One of the last contentions in regards to the Employee Handbook was that over a part-time social media department position, with some council members taking issue with the fact that they weren’t included in decisions relating to that position. 

“Here, where it talks about part-time compensation, the salaries of part-time employees will be set by the Mayor and Council. We didn’t set the salary for our part-time employee, did we?” said Councilman Walker. 

“The part-time people that work in offices up here make $14 an hour. And I told you in a workshop, I realized I had made a mistake. I hired in the social media person at $9.75 an hour. So I corrected myself and raised it to $14 an hour to match the other part-time people. When I hire someone with a college degree that works in social media, I call that administration, I call that 14 an hour.”

“That’s what you call it, but we didn’t get a say, and that’s the problem.”

Councilman Vincen Bradford of District C then asked the Mayor who created the position. 

In response, Gardner said, “During my campaign, I said we’re gonna bring the city into the 21st century, we’re gonna make the city very transparent, we’re gonna Facebook the city council meetings and a budget workshop, we’re going to let people know when there’s a road closure. Whatever the case may be. 

We’re gonna save the city $10,000 dollars on our new website that the city just launched because that $14 an hour person did that with their college education.
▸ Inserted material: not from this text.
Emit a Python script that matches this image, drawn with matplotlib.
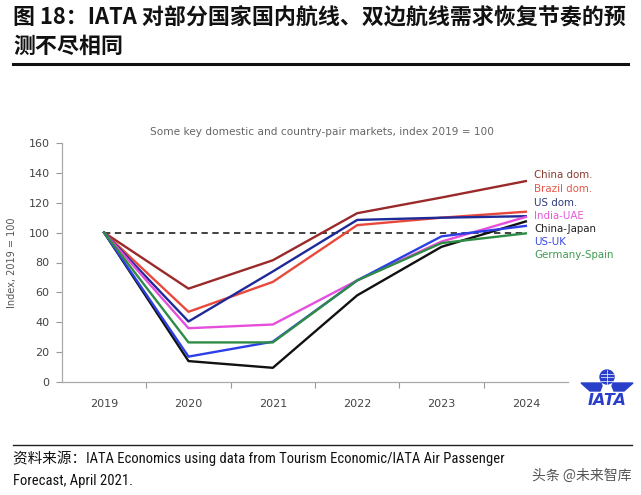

That’s what I said I was gonna do in my campaign, and that’s what I did.”

“So you just make decisions without including the council?” asked Councilman Taylor.

“Yes, I did,” responded Gardner. 

The Employee Handbook discussion ended with Minnifield recommending that the Council send him any suggested changes that they want to be made to the Employee Handbook. They will revisit the discussion after that has taken place.